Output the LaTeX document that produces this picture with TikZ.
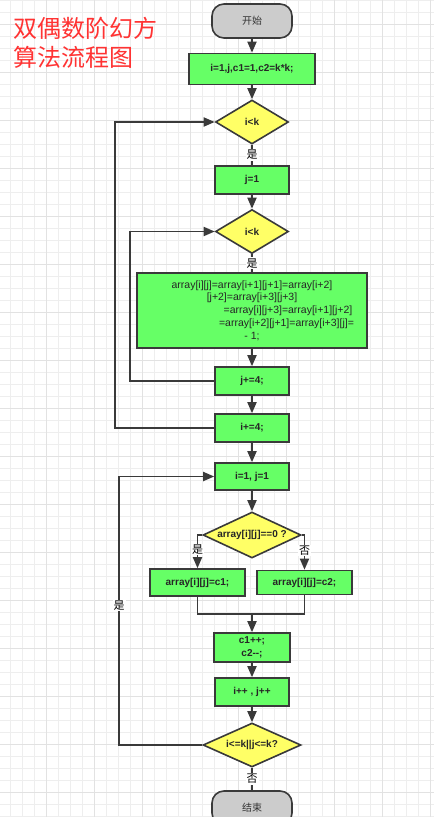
\documentclass[tikz,border=0pt]{standalone}
\usepackage{fontspec}
\setmainfont{Liberation Sans}
\newfontfamily\cjk{Noto Sans CJK SC}
\usepackage{xcolor}
\usetikzlibrary{shapes.geometric,arrows.meta,positioning}
\definecolor{box-green}{HTML}{66FF66}
\definecolor{cond-yellow}{HTML}{FFFF66}
\definecolor{term-gray}{HTML}{CCCCCC}
\definecolor{line-dark}{HTML}{3A3A3A}
\definecolor{title-red}{HTML}{FF3333}
\definecolor{grid-light}{HTML}{EEEEEE}
\definecolor{grid-dark}{HTML}{E2E2E2}
\tikzset{
    flow-box/.style = {draw=line-dark, fill=box-green, line width=1.6pt, rectangle, minimum width=74pt, minimum height=28pt, inner sep=2pt, text=black!85, font=\fontsize{10}{13}\selectfont\bfseries},
    flow-cond/.style = {draw=line-dark, fill=cond-yellow, line width=1.6pt, diamond, aspect=2, inner sep=0pt, minimum width=73pt, minimum height=44pt, text=black!85, font=\fontsize{10}{12}\selectfont\bfseries},
    flow-term/.style = {draw=line-dark, fill=term-gray, line width=1.6pt, rectangle, rounded corners=12pt, minimum width=80pt, minimum height=34pt, text=black!80, font=\cjk\fontsize{10}{12}\selectfont},
    flow-line/.style = {draw=line-dark, line width=1.8pt, -{Triangle[length=11pt,width=9pt]}},
    flow-plain/.style = {draw=line-dark, line width=1.8pt},
    flow-label/.style = {fill=white, inner sep=1pt, text=black, font=\cjk\fontsize{11}{12}\selectfont},
    title-text/.style = {anchor=base west, inner sep=0pt, text=title-red, font=\cjk\fontsize{24}{28}\selectfont},
}

\begin{document}
\begin{tikzpicture}[x=1pt, y=-1pt]
\useasboundingbox (0,0) rectangle (434,817);
\clip (0,0) rectangle (434,817);
\foreach \gx in {10,22,...,430} \draw[grid-light, line width=0.8pt] (\gx,0) -- (\gx,817);
\foreach \gy in {0,12,...,816} \draw[grid-light, line width=0.8pt] (0,\gy) -- (434,\gy);
\foreach \gx in {46,94,...,430} \draw[grid-dark, line width=0.8pt] (\gx,0) -- (\gx,817);
\foreach \gy in {24,72,...,792} \draw[grid-dark, line width=0.8pt] (0,\gy) -- (434,\gy);

\node[title-text] (title-top) at (13,37) {双偶数阶幻方};
\node[title-text] (title-bottom) at (13,66) {算法流程图};

\node[flow-term] (start) at (252,21) {开始};
\node[flow-box, minimum width=126pt, minimum height=31pt] (init) at (252,69) {i=1,j,c1=1,c2=k*k;};
\node[flow-cond] (cond-i) at (252,122) {i<k};
\node[flow-box] (set-j) at (252,180) {j=1};
\node[flow-cond] (cond-j) at (252,231.5) {i<k};
\node[flow-box, minimum width=230pt, minimum height=75pt, align=center, font=\fontsize{10.5}{12.7}\selectfont] (assign) at (252,310.5) {array[i][j]=array[i+1][j+1]=array[i+2]\\{}[j+2]=array[i+3][j+3]\\\hspace*{72pt}=array[i][j+3]=array[i+1][j+2]\\\hspace*{69pt}=array[i+2][j+1]=array[i+3][j]=\\- 1;};
\node[flow-box] (inc-j) at (252,381) {j+=4;};
\node[flow-box] (inc-i) at (252,428) {i+=4;};
\node[flow-box, minimum height=27pt] (reset) at (252,476.5) {i=1, j=1};
\node[flow-cond, minimum width=98pt, minimum height=46pt] (cond-zero) at (252,535) {array[i][j]==0 ?};
\node[flow-box, minimum width=95pt, minimum height=27pt] (put-c1) at (197.5,582.5) {array[i][j]=c1;};
\node[flow-box, minimum width=95pt, minimum height=24pt] (put-c2) at (304.5,582.5) {array[i][j]=c2;};
\node[flow-box, minimum width=76pt, minimum height=29pt, align=center] (step-c) at (252,647.5) {c1++;\\c2-{}-;};
\node[flow-box] (step-ij) at (252,692) {i++ , j++};
\node[flow-cond, minimum width=98pt, minimum height=44pt] (cond-end) at (252,745) {i<=k||j<=k?};
\node[flow-term] (stop) at (252,808) {结束};
\coordinate (merge) at (252,614);

\draw[flow-line] (start) -- (init);
\draw[flow-line] (init) -- (cond-i);
\draw[flow-plain] (cond-i) -- node[flow-label] {是} (set-j);
\draw[flow-line] (set-j) -- (cond-j);
\draw[flow-plain] (cond-j) -- node[flow-label] {是} (assign);
\draw[flow-line] (assign) -- (inc-j);
\draw[flow-line] (inc-j) -- (inc-i);
\draw[flow-line] (inc-j.west) -- ++(-84,0) |- (cond-j.west);
\draw[flow-line] (inc-i.west) -- ++(-99,0) |- (cond-i.west);
\draw[flow-line] (inc-i) -- (reset);
\draw[flow-line] (reset) -- (cond-zero);
\draw[flow-line] (cond-zero.west) -| node[flow-label, pos=0.72] {是} (put-c1);
\draw[flow-line] (cond-zero.east) -| node[flow-label, pos=0.72] {否} (put-c2);
\draw[flow-plain] (put-c1) |- (merge) -| (put-c2);
\draw[flow-line] (merge) -- (step-c);
\draw[flow-line] (step-c) -- (step-ij);
\draw[flow-line] (step-ij) -- (cond-end);
\draw[flow-line] (cond-end.west) -- ++(-83,0) |- node[flow-label, pos=0.26] {是} (reset.west);
\draw[flow-plain] (cond-end) -- node[flow-label] {否} (stop);
\end{tikzpicture}
\end{document}
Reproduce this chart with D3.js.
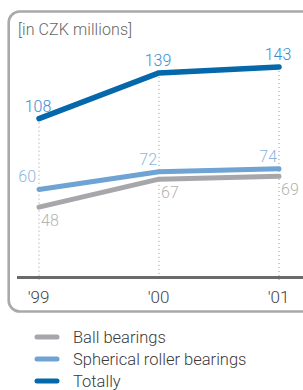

◆ **Problem details**:
Extract the entries in full, exactly as they are, minus the pictures.

◆ **Response below**:
Output the LaTeX document that produces this picture with TikZ.
\documentclass[tikz,border=0pt]{standalone}
\usepackage{fontspec}
\setmainfont{Liberation Sans}
\newfontfamily\cjk{Noto Sans CJK SC}
\usepackage{xcolor}
\usetikzlibrary{shapes.geometric,arrows.meta,positioning}
\definecolor{box-green}{HTML}{66FF66}
\definecolor{cond-yellow}{HTML}{FFFF66}
\definecolor{term-gray}{HTML}{CCCCCC}
\definecolor{line-dark}{HTML}{3A3A3A}
\definecolor{title-red}{HTML}{FF3333}
\definecolor{grid-light}{HTML}{EEEEEE}
\definecolor{grid-dark}{HTML}{E2E2E2}
\tikzset{
    flow-box/.style = {draw=line-dark, fill=box-green, line width=1.6pt, rectangle, minimum width=74pt, minimum height=28pt, inner sep=2pt, text=black!85, font=\fontsize{10}{13}\selectfont\bfseries},
    flow-cond/.style = {draw=line-dark, fill=cond-yellow, line width=1.6pt, diamond, aspect=2, inner sep=0pt, minimum width=73pt, minimum height=44pt, text=black!85, font=\fontsize{10}{12}\selectfont\bfseries},
    flow-term/.style = {draw=line-dark, fill=term-gray, line width=1.6pt, rectangle, rounded corners=12pt, minimum width=80pt, minimum height=34pt, text=black!80, font=\cjk\fontsize{10}{12}\selectfont},
    flow-line/.style = {draw=line-dark, line width=1.8pt, -{Triangle[length=11pt,width=9pt]}},
    flow-plain/.style = {draw=line-dark, line width=1.8pt},
    flow-label/.style = {fill=white, inner sep=1pt, text=black, font=\cjk\fontsize{11}{12}\selectfont},
    title-text/.style = {anchor=base west, inner sep=0pt, text=title-red, font=\cjk\fontsize{24}{28}\selectfont},
}

\begin{document}
\begin{tikzpicture}[x=1pt, y=-1pt]
\useasboundingbox (0,0) rectangle (434,817);
\clip (0,0) rectangle (434,817);
\foreach \gx in {10,22,...,430} \draw[grid-light, line width=0.8pt] (\gx,0) -- (\gx,817);
\foreach \gy in {0,12,...,816} \draw[grid-light, line width=0.8pt] (0,\gy) -- (434,\gy);
\foreach \gx in {46,94,...,430} \draw[grid-dark, line width=0.8pt] (\gx,0) -- (\gx,817);
\foreach \gy in {24,72,...,792} \draw[grid-dark, line width=0.8pt] (0,\gy) -- (434,\gy);

\node[title-text] (title-top) at (13,37) {双偶数阶幻方};
\node[title-text] (title-bottom) at (13,66) {算法流程图};

\node[flow-term] (start) at (252,21) {开始};
\node[flow-box, minimum width=126pt, minimum height=31pt] (init) at (252,69) {i=1,j,c1=1,c2=k*k;};
\node[flow-cond] (cond-i) at (252,122) {i<k};
\node[flow-box] (set-j) at (252,180) {j=1};
\node[flow-cond] (cond-j) at (252,231.5) {i<k};
\node[flow-box, minimum width=230pt, minimum height=75pt, align=center, font=\fontsize{10.5}{12.7}\selectfont] (assign) at (252,310.5) {array[i][j]=array[i+1][j+1]=array[i+2]\\{}[j+2]=array[i+3][j+3]\\\hspace*{72pt}=array[i][j+3]=array[i+1][j+2]\\\hspace*{69pt}=array[i+2][j+1]=array[i+3][j]=\\- 1;};
\node[flow-box] (inc-j) at (252,381) {j+=4;};
\node[flow-box] (inc-i) at (252,428) {i+=4;};
\node[flow-box, minimum height=27pt] (reset) at (252,476.5) {i=1, j=1};
\node[flow-cond, minimum width=98pt, minimum height=46pt] (cond-zero) at (252,535) {array[i][j]==0 ?};
\node[flow-box, minimum width=95pt, minimum height=27pt] (put-c1) at (197.5,582.5) {array[i][j]=c1;};
\node[flow-box, minimum width=95pt, minimum height=24pt] (put-c2) at (304.5,582.5) {array[i][j]=c2;};
\node[flow-box, minimum width=76pt, minimum height=29pt, align=center] (step-c) at (252,647.5) {c1++;\\c2-{}-;};
\node[flow-box] (step-ij) at (252,692) {i++ , j++};
\node[flow-cond, minimum width=98pt, minimum height=44pt] (cond-end) at (252,745) {i<=k||j<=k?};
\node[flow-term] (stop) at (252,808) {结束};
\coordinate (merge) at (252,614);

\draw[flow-line] (start) -- (init);
\draw[flow-line] (init) -- (cond-i);
\draw[flow-plain] (cond-i) -- node[flow-label] {是} (set-j);
\draw[flow-line] (set-j) -- (cond-j);
\draw[flow-plain] (cond-j) -- node[flow-label] {是} (assign);
\draw[flow-line] (assign) -- (inc-j);
\draw[flow-line] (inc-j) -- (inc-i);
\draw[flow-line] (inc-j.west) -- ++(-84,0) |- (cond-j.west);
\draw[flow-line] (inc-i.west) -- ++(-99,0) |- (cond-i.west);
\draw[flow-line] (inc-i) -- (reset);
\draw[flow-line] (reset) -- (cond-zero);
\draw[flow-line] (cond-zero.west) -| node[flow-label, pos=0.72] {是} (put-c1);
\draw[flow-line] (cond-zero.east) -| node[flow-label, pos=0.72] {否} (put-c2);
\draw[flow-plain] (put-c1) |- (merge) -| (put-c2);
\draw[flow-line] (merge) -- (step-c);
\draw[flow-line] (step-c) -- (step-ij);
\draw[flow-line] (step-ij) -- (cond-end);
\draw[flow-line] (cond-end.west) -- ++(-83,0) |- node[flow-label, pos=0.26] {是} (reset.west);
\draw[flow-plain] (cond-end) -- node[flow-label] {否} (stop);
\end{tikzpicture}
\end{document}
Reproduce this chart with D3.js.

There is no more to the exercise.